This is probably my number one Clojure Don’t.
Laziness is often useful. It allows you to express “infinite” computations, and only pay for as much of the computation as you need.
Laziness also allows you to express computations without specifying when they should happen. And that’s a problem when you add side-effects.
By definition, a side-effect is something that changes the world outside your program. You almost certainly want it to happen at a specific time. Laziness takes away your control of when things happen.
So the rule is simple: Never mix side effects with lazy operations.
For example, if you need to do something to every element in a collection, you might reach for map
. If thing you’re doing is a pure function, that’s fine. But if the thing you’re doing has side effects, map
can lead to very unexpected results.
For example, this is a common new-to-Clojure mistake:
(take 5 (map prn (range 10)))
which prints
0 1 2 3 4 5 6 7 8 9
This is the old “chunked sequence” conundrum. Like many other lazy sequence functions, map
has an optimization which allows it to evaluate batches of 32 elements at a time.

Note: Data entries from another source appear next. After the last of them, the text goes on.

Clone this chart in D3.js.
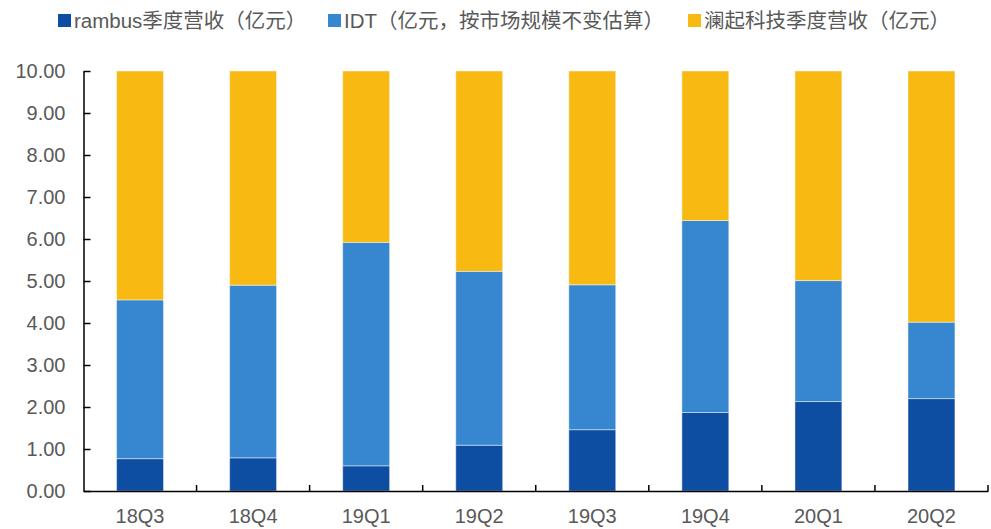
<!DOCTYPE html>
<html>
<head>
<meta charset="utf-8">
<script src="https://cdn.jsdelivr.net/npm/d3@7"></script>
<style>
  body { margin: 0; background: #fff; }
  svg { font-family: "Liberation Sans", Arial, "Noto Sans CJK SC", sans-serif; }
</style>
</head>
<body>
<svg id="canvas" width="991" height="529"></svg>
<script>
let quarters = ['18Q3', '18Q4', '19Q1', '19Q2', '19Q3', '19Q4', '20Q1', '20Q2'];
let rambus = [0.77, 0.79, 0.60, 1.09, 1.46, 1.87, 2.13, 2.20];
let idt = [3.78, 4.11, 5.32, 4.14, 3.45, 4.57, 2.88, 1.82];
let lanqi = [5.45, 5.10, 4.08, 4.77, 5.09, 3.56, 4.99, 5.98];
let yTicks = [0, 1, 2, 3, 4, 5, 6, 7, 8, 9, 10];

let seriesNames = ['rambus季度营收（亿元）', 'IDT（亿元，按市场规模不变估算）', '澜起科技季度营收（亿元）'];
let keys = ['rambus', 'idt', 'lanqi'];
let colors = ['#0D4EA2', '#3786D0', '#F8B912'];

let canvas = d3.select('#canvas');

let plotLeft = 83.5, plotRight = 988, plotTop = 71, plotBottom = 491;

let x = d3.scaleBand().domain(quarters).range([plotLeft, plotRight]).paddingInner(0.585).paddingOuter(0.2925);
let y = d3.scaleLinear().domain([0, 10]).range([plotBottom, plotTop]);

let rows = quarters.map((q, i) => ({ q: q, rambus: rambus[i], idt: idt[i], lanqi: lanqi[i] }));
let stacked = d3.stack().keys(keys)(rows);

canvas.selectAll('g.layer')
    .data(stacked)
    .enter()
    .append('g')
    .attr('class', 'layer')
    .attr('fill', (d, i) => colors[i])
    .selectAll('rect')
    .data(d => d)
    .enter()
    .append('rect')
    .attr('x', d => x(d.data.q))
    .attr('width', x.bandwidth())
    .attr('y', d => y(d[1]))
    .attr('height', d => y(d[0]) - y(d[1]))
    .attr('stroke', '#ffffff')
    .attr('stroke-opacity', 0.45)
    .attr('stroke-width', 1);

// y axis, ticks point inward
let yAxis = canvas.append('g')
    .attr('transform', 'translate(' + plotLeft + ',0)')
    .call(d3.axisLeft(y).tickValues(yTicks).tickFormat(d3.format('.2f')).tickSize(-7).tickSizeOuter(0));
yAxis.select('.domain').attr('stroke', '#000').attr('stroke-width', 1.5);
yAxis.selectAll('.tick line').attr('stroke', '#000').attr('stroke-width', 1.5);
yAxis.selectAll('.tick text')
    .attr('x', -18)
    .attr('fill', '#595959')
    .style('font-size', '20px');

// x axis
let xAxis = canvas.append('g')
    .attr('transform', 'translate(0,' + plotBottom + ')')
    .call(d3.axisBottom(x).tickSize(0).tickSizeOuter(0));
xAxis.select('.domain').attr('stroke', '#000').attr('stroke-width', 1.5);
xAxis.selectAll('.tick text')
    .attr('y', 18)
    .attr('fill', '#595959')
    .style('font-size', '20px');

// tick marks between categories, pointing up
let step = x.step();
let boundaries = d3.range(1, quarters.length + 1).map(i => plotLeft + i * step);
canvas.append('g')
    .selectAll('line')
    .data(boundaries)
    .enter()
    .append('line')
    .attr('x1', d => d)
    .attr('x2', d => d)
    .attr('y1', plotBottom)
    .attr('y2', plotBottom - 6)
    .attr('stroke', '#000')
    .attr('stroke-width', 1.5);

// legend
let legendX = [58, 328, 688];
let legend = canvas.append('g').selectAll('g')
    .data(seriesNames)
    .enter()
    .append('g')
    .attr('transform', (d, i) => 'translate(' + legendX[i] + ',0)');
legend.append('rect')
    .attr('x', 0)
    .attr('y', 14)
    .attr('width', 13)
    .attr('height', 13)
    .attr('fill', (d, i) => colors[i]);
legend.append('text')
    .attr('x', 16)
    .attr('y', 28)
    .attr('fill', '#595959')
    .style('font-size', '20.5px')
    .text(d => d);
</script>
</body>
</html>
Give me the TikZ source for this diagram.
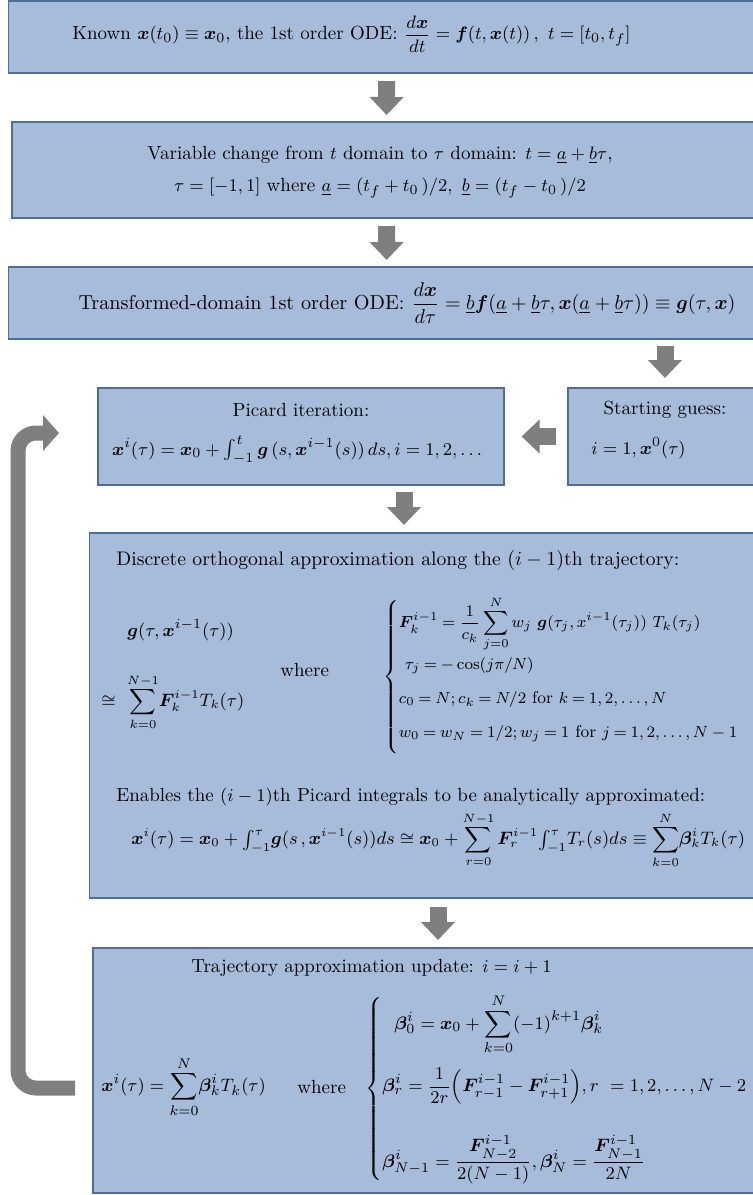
\documentclass[tikz,border=0pt]{standalone}
\usepackage{amsmath}
\usepackage{amssymb}
\usepackage{bm}
\usetikzlibrary{arrows.meta,positioning}
\definecolor{boxblue}{RGB}{167,188,218}
\definecolor{boxedge}{RGB}{79,109,150}
\definecolor{arrowgray}{RGB}{127,127,127}
\tikzset{
  box/.style     ={rectangle, draw=boxedge, fill=boxblue, line width=0.6pt,
                   inner sep=0pt, outer sep=0pt},
  txt/.style     ={inner sep=0pt, font=\fontsize{9.5}{12}\selectfont},
  small/.style   ={font=\fontsize{9}{11}\selectfont},
  large/.style   ={font=\fontsize{9.8}{12}\selectfont},
  garrow/.style  ={-{Triangle[width=16.5pt,length=9pt]}, line width=8.5pt, draw=arrowgray},
  loopback/.style={-{Triangle[width=17.5pt,length=8pt]}, line width=7.5pt, draw=arrowgray,
                   rounded corners=9pt}
}

\begin{document}
\begin{tikzpicture}[x=0.5pt, y=-0.5pt]
\useasboundingbox (0,0) rectangle (753,1195);
% boxes
\node[box, minimum width=378.25pt, minimum height=36pt] (known) at (386.75,37) {};
\node[box, minimum width=374.5pt, minimum height=48pt] (var) at (386.5,170) {};
\node[box, minimum width=378.25pt, minimum height=36pt] (trans) at (386.75,303) {};
\node[box, minimum width=203pt, minimum height=48.5pt] (pic) at (301,436.5) {};
\node[box, minimum width=97pt, minimum height=48.5pt] (start) at (665,436.5) {};
\node[box, minimum width=340.25pt, minimum height=182.5pt] (disc) at (429.75,715.5) {};
\node[box, minimum width=338.5pt, minimum height=122.5pt] (traj) at (431.5,1070.5) {};

% texts, top
\node[txt, anchor=west] (tknown) at (72,34) {Known $\bm{x}(t_0)\equiv\bm{x}_0$, the 1st order ODE: $\dfrac{d\bm{x}}{dt} = \bm{f}(t,\bm{x}(t))\,,\ t = [t_0, t_f]$};
\node[txt] (tvar1) at (380,155) {Variable change from $t$ domain to $\tau$ domain: $t = \underline{a} + \underline{b}\tau$,};
\node[txt] (tvar2) at (380,188) {$\tau = [-1, 1]$ where $\underline{a} = (t_f + t_0\,)/2,\ \underline{b} = (t_f - t_0\,)/2$};
\node[txt, font=\fontsize{10.1}{12}\selectfont] (ttrans) at (407,303) {Transformed-domain 1st order ODE: $\dfrac{d\bm{x}}{d\tau} = \underline{b}\bm{f}(\underline{a} + \underline{b}\tau, \bm{x}(\underline{a} + \underline{b}\tau)) \equiv \bm{g}(\tau, \bm{x})$};
\node[txt] (tpic1) at (301,410) {Picard iteration:};
\node[txt] (tpic2) at (297,450) {$\bm{x}^i(\tau) = \bm{x}_0 + \int_{-1}^{t}\bm{g}\,(s, \bm{x}^{i-1}(s))\,ds, i = 1, 2, \ldots$};
\node[txt] (tsg1) at (665,410) {Starting guess:};
\node[txt, anchor=west] (tsg2) at (591,448) {$i = 1, \bm{x}^0(\tau)$};

% discrete approximation
\node[txt, large, anchor=west] (tdisc) at (116,560) {Discrete orthogonal approximation along the $(i-1)$th trajectory:};
\node[txt, anchor=west] (tg) at (127,630) {$\bm{g}(\tau, \bm{x}^{i-1}(\tau))$};
\node[txt, small, anchor=west] (tsum) at (101,702) {$\cong\ \displaystyle\sum_{k=0}^{N-1}\!\bm{F}_k^{i-1}T_k(\tau)$};
\node[txt, anchor=west] (twhere1) at (280,670) {where};
\node[txt, font=\fontsize{8.5}{10}\selectfont, anchor=west] (tcases1) at (383,677) {\thickmuskip=4mu$\left\{\begin{array}{@{}l@{}}
  \bm{F}_k^{i-1} = \dfrac{1}{c_k}\displaystyle\sum_{j=0}^{N} w_j\ \bm{g}(\tau_j, x^{i-1}(\tau_j))\ T_k(\tau_j)\\[11pt]
  \ \tau_j = -\cos(j\pi/N)\\[7pt]
  c_0 = N; c_k = N/2 \text{ for } k = 1, 2, \ldots, N\\[7pt]
  w_0 = w_N = 1/2; w_j = 1 \text{ for } j = 1, 2, \ldots, N-1\\[7pt]
\end{array}\right.$};
\node[txt, anchor=west] (tenable) at (116,797) {Enables the $(i-1)$th Picard integrals to be analytically approximated:};
\node[txt, font=\fontsize{9.1}{11}\selectfont, anchor=west] (tint) at (131,840) {$\displaystyle\bm{x}^i(\tau) = \bm{x}_0 + {\textstyle\int_{-1}^{\tau}}\bm{g}(s\,, \bm{x}^{i-1}(s))ds \cong \bm{x}_0 + \sum_{r=0}^{N-1}\bm{F}_r^{i-1}{\textstyle\int_{-1}^{\tau}}T_r(s)ds \equiv \sum_{k=0}^{N}\!\bm{\beta}_k^iT_k(\tau)$};

% trajectory update
\node[txt, anchor=west] (ttraj) at (191,968) {Trajectory approximation update: $i = i + 1$};
\node[txt, anchor=west] (txi) at (101,1087) {$\displaystyle\bm{x}^i(\tau) = \sum_{k=0}^{N}\!\bm{\beta}_k^iT_k(\tau)$};
\node[txt, anchor=west] (twhere2) at (297,1087) {where};
\node[txt, anchor=west] (tcases2) at (365,1089) {$\left\{\begin{array}{@{}l@{}}
  \hspace{6pt}\bm{\beta}_0^i = \bm{x}_0 + \displaystyle\sum_{k=0}^{N}(-1)^{k+1}\bm{\beta}_k^i\\[16pt]
  \bm{\beta}_r^i = \dfrac{1}{2r}\Bigl(\bm{F}_{r-1}^{i-1} - \bm{F}_{r+1}^{i-1}\Bigr), r\ = 1, 2, \ldots, N-2\\[18pt]
  \bm{\beta}_{N-1}^i = \dfrac{\bm{F}_{N-2}^{i-1}}{2(N-1)}, \bm{\beta}_N^i = \dfrac{\bm{F}_{N-1}^{i-1}}{2N}
\end{array}\right.$};

% arrows
\coordinate (mid1) at (404,0);
\coordinate (mid2) at (438,0);
\coordinate (lpa) at (75,1088);
\coordinate (lpb) at (59,433);
\draw[garrow, shorten <=4pt, shorten >=3.5pt] (known) -- (var);
\draw[garrow, shorten <=4pt, shorten >=3.5pt] (var) -- (trans);
\draw[garrow, shorten <=3.5pt, shorten >=5pt] (trans.south -| start.north) -- (start.north);
\draw[garrow, shorten <=6pt, shorten >=8.8pt] (start.west) -- (pic.east);
\draw[garrow, shorten <=3.5pt, shorten >=4pt] (pic.south -| mid1) -- (disc.north -| mid1);
\draw[garrow, shorten <=4.5pt, shorten >=4pt] (disc.south -| mid2) -- (traj.north -| mid2);
\draw[loopback] (lpa) -- ++(-57,0) |- (lpb);
\end{tikzpicture}
\end{document}
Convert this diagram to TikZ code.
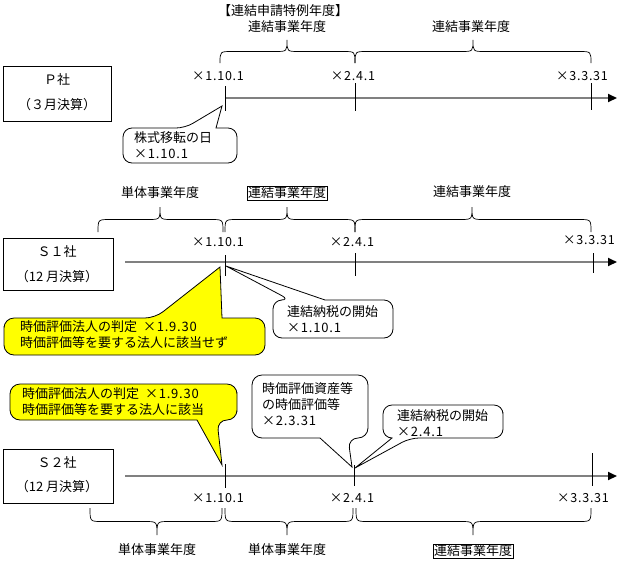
\documentclass[tikz,border=0pt]{standalone}
\usepackage{fontspec}
\setmainfont{Noto Sans CJK JP}
\newfontfamily\datefont[LetterSpace=6]{Noto Sans CJK JP}
\usetikzlibrary{arrows.meta}
\definecolor{axisgray}{HTML}{808080}
\definecolor{callyellow}{HTML}{FFFF00}
\newcommand\mybrc[5]{% x1 x2 xtip yend h(signed)
  \draw[bracestyle] (#1,#4) .. controls (#1,{#4+(#5)}) .. ({#1+12},{#4+(#5)})
    -- ({#3-12},{#4+(#5)}) .. controls (#3,{#4+(#5)}) .. (#3,{#4+2*(#5)})
    .. controls (#3,{#4+(#5)}) .. ({#3+12},{#4+(#5)})
    -- ({#2-12},{#4+(#5)}) .. controls (#2,{#4+(#5)}) .. (#2,#4);}
\tikzset{
  txt/.style={font=\fontsize{13}{16}\selectfont, inner sep=0pt, align=center},
  datetxt/.style={font=\datefont\fontsize{12.5}{16}\selectfont, inner sep=0pt},
  ltxt/.style={font=\fontsize{13}{16}\selectfont, inner sep=0pt, align=left, anchor=west},
  bracestyle/.style={draw=black, line width=0.7pt},
  company/.style={draw=black, line width=0.8pt},
  axis/.style={draw=axisgray, line width=2pt, -{Triangle[length=9pt,width=8pt,color=black]}},
  tickline/.style={draw=black, line width=0.8pt},
  callbox/.style={draw=black, line width=0.8pt, fill=white},
  yellowbox/.style={draw=black, line width=0.8pt, fill=callyellow},
  framed/.style={draw=black, line width=0.6pt, inner sep=1pt},
}
\begin{document}
\begin{tikzpicture}[x=1pt,y=-1pt]
\useasboundingbox (0,0) rectangle (620,565);
\fill[white] (0,0) rectangle (620,565);

% ================= P company =================
\draw[company] (3,66) rectangle (111,121);
\node[txt] (pname) at (57,80) {Ｐ社};
\node[txt] (pfy) at (57,105) {（３月決算）};

\coordinate (pa0) at (225,98);
\coordinate (pa1) at (617,98);
\draw[axis] (pa0) -- (pa1);
\coordinate (pt1a) at (225,86); \coordinate (pt1b) at (225,111);
\coordinate (pt2a) at (355,83); \coordinate (pt2b) at (355,111);
\coordinate (pt3a) at (591,83); \coordinate (pt3b) at (591,110);
\draw[tickline] (pt1a) -- (pt1b);
\draw[tickline] (pt2a) -- (pt2b);
\draw[tickline] (pt3a) -- (pt3b);
\node[datetxt] (pd1) at (218,76) {×1.10.1};
\node[datetxt] (pd2) at (353,76) {×2.4.1};
\node[datetxt] (pd3) at (582,76) {×3.3.31};

\mybrc{220}{355}{287}{63}{-11.5}
\mybrc{355}{591}{473}{63}{-11.5}
\node[txt] (plab0) at (283,11) {【連結申請特例年度】};
\node[txt] (plab1) at (287,27) {連結事業年度};
\node[txt] (plab2) at (471,27) {連結事業年度};

% callout: 株式移転の日
\draw[callbox] (123,145) [rounded corners=9pt] -- (123,128) -- (185,128) [sharp corners] -- (222,106) -- (216,128) [rounded corners=9pt] -- (237,128) -- (237,163) -- (123,163) -- cycle;
\node[ltxt] (pcall) at (134,145) {株式移転の日\\{\datefont ×1.10.1}};

% ================= S1 company =================
\draw[company] (3,238) rectangle (113,290);
\node[txt] (s1name) at (57,252) {Ｓ１社};
\node[txt] (s1fy) at (57,277) {（12 月決算）};

\coordinate (sa0) at (125,262);
\coordinate (sa1) at (617,262);
\draw[axis] (sa0) -- (sa1);
\coordinate (st1a) at (225,255); \coordinate (st1b) at (225,276);
\coordinate (st2a) at (355,253); \coordinate (st2b) at (355,276);
\coordinate (st3a) at (593,253); \coordinate (st3b) at (593,273);
\draw[tickline] (st1a) -- (st1b);
\draw[tickline] (st2a) -- (st2b);
\draw[tickline] (st3a) -- (st3b);
\node[datetxt] (sd1) at (218,242) {×1.10.1};
\node[datetxt] (sd2) at (352,242) {×2.4.1};
\node[datetxt] (sd3) at (589,240) {×3.3.31};

\mybrc{98}{223}{160}{232}{-12.5}
\mybrc{225}{355}{287}{232}{-12.5}
\mybrc{355}{591}{472}{232}{-12.5}
\node[txt] (slab1) at (160,193) {単体事業年度};
\node[txt,framed] (slab2) at (287,193) {連結事業年度};
\node[txt] (slab3) at (472,192) {連結事業年度};

% yellow callout S1
\draw[yellowbox] (4,336) [rounded corners=10pt] -- (4,318) -- (155,318) [sharp corners] -- (220,267) -- (222,318) [rounded corners=10pt] -- (265,318) -- (265,355) -- (4,355) -- cycle;
\node[ltxt] (s1y) at (20,335) {時価評価法人の判定\ \ {\datefont ×1.9.30}\\時価評価等を要する法人に該当せず};

% callout 連結納税 S1
\draw[callbox] (273,319) [rounded corners=9pt] -- (273,300) -- (290,300) [sharp corners] -- (226,266) -- (325,300) [rounded corners=9pt] -- (393,300) -- (393,338) -- (273,338) -- cycle;
\node[ltxt] (s1c) at (287,319) {連結納税の開始\\{\datefont ×1.10.1}};

% ================= S2 company =================
\draw[company] (3,449) rectangle (113,503);
\node[txt] (s2name) at (57,463) {Ｓ２社};
\node[txt] (s2fy) at (57,487) {（12 月決算）};

\coordinate (ta0) at (125,476);
\coordinate (ta1) at (617,476);
\draw[axis] (ta0) -- (ta1);
\coordinate (tt1a) at (225,464); \coordinate (tt1b) at (225,488);
\coordinate (tt2a) at (354,465); \coordinate (tt2b) at (354,486);
\coordinate (tt3a) at (592,453); \coordinate (tt3b) at (592,486);
\draw[tickline] (tt1a) -- (tt1b);
\draw[tickline] (tt2a) -- (tt2b);
\draw[tickline] (tt3a) -- (tt3b);
\node[datetxt] (td1) at (218,498) {×1.10.1};
\node[datetxt] (td2) at (352,498) {×2.4.1};
\node[datetxt] (td3) at (583,498) {×3.3.31};

\mybrc{90}{222}{157}{508}{13.5}
\mybrc{225}{353}{287}{508}{13.5}
\mybrc{356}{591}{473}{508}{13.5}
\node[txt] (tlab1) at (157,550) {単体事業年度};
\node[txt] (tlab2) at (287,550) {単体事業年度};
\node[txt,framed] (tlab3) at (473,551) {連結事業年度};

% yellow callout S2
\draw[yellowbox] (237,402) [rounded corners=10pt] -- (237,420) -- (217,420) [sharp corners] -- (222,465) -- (197,420) [rounded corners=10pt] -- (10,420) -- (10,384) -- (237,384) -- cycle;
\node[ltxt] (s2y) at (22,402) {時価評価法人の判定\ \ {\datefont ×1.9.30}\\時価評価等を要する法人に該当};

% callout 時価評価資産等
\draw[callbox] (368,406) [rounded corners=10pt] -- (368,438) -- (348,438) [sharp corners] -- (352,467) -- (320,438) [rounded corners=10pt] -- (252,438) -- (252,375) -- (368,375) -- cycle;
\node[ltxt] (s2c1) at (262,404) {時価評価資産等\\の時価評価等\\{\datefont ×2.3.31}};

% callout 連結納税 S2
\draw[callbox] (503,421) [rounded corners=9pt] -- (503,438) -- (410,438) [sharp corners] -- (355,468) -- (392,438) [rounded corners=9pt] -- (383,438) -- (383,405) -- (503,405) -- cycle;
\node[ltxt] (s2c2) at (397,423) {連結納税の開始\\{\datefont ×2.4.1}};
\end{tikzpicture}
\end{document}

Then there’s the issue of lazy sequences not being evaluated at all. For example:
(do (map prn [0 1 2 3 4 5 6 7 8 9 10]) (println "Hello, world!"))
which prints only:
Hello, world!
You might get the advice that you can “force” a lazy sequence to be evaluated with doall
or dorun
. There are also snippets floating around that purport to “unchunk” a sequence.
In my opinion, the presence of doall
, dorun
, or even “unchunk” is almost always a sign that something never should have been a lazy sequence in the first place.
Only use pure functions with the lazy sequence operations like map
, filter
, take-while
, etc. When you need side effects, use one of these alternatives:
doseq
: good default choice, clearly indicates side effectsrun!
: new in Clojure 1.7, can take the place of(dorun (map ...))
reduce
,transduce
, or something built on them
The last requires some more explanation. reduce
and transduce
are both non-lazy ways of consuming sequences or collections. As such, they are technically safe to use with side-effecting operations.
For example, this composition of take
and map
:
(transduce (comp (take 5) (map prn)) conj [] (range 10))
only prints 5 elements of the sequence, as requested:
0 1 2 3 4
The single-argument version of map
returns a transducer which calls its function once for each element. The map
transducer can’t control when the function gets evaluated — that’s in the hands of transduce
, which is eager (non-lazy). The single-argument take
limits the reduction to the first five elements.
As a general rule, I would not recommend using side-effecting operations in transducers. But if you know that the transducer will be used only in non-lazy operations — such as transduce
, run!
, or into
— then it may be convenient.
(defn operation [input] ;; do something with input, return result (str "Result for " input)) (prn (into #{} (comp (take 3) (map operation)) (range 100)))
reduce
, transduce
, and into
are useful when you need to collect the return value of the side-effecting operation.
What about stuff like DiffArrays? That is, structures that have mutable state, but abstract that state away? Or debugging?
As with anything else, use your own judgment. The key question to ask is, “Does it matter *when* this effect happens?”
Mapv is also eager I believe
I wrote this on the ClojureScript cheatsheet under the “Seq in, Seq out” tooltip:
“You can force a sequence to evaluate all its elements with the doall function. This is useful when you want to see the results of a side-effecting function over an entire sequence.”
Maybe I should change it to refence doseq instead? Thoughts?
Thanks,
Chris Oakman
My recommendation is to avoid side-effecting functions in lazy sequences, period.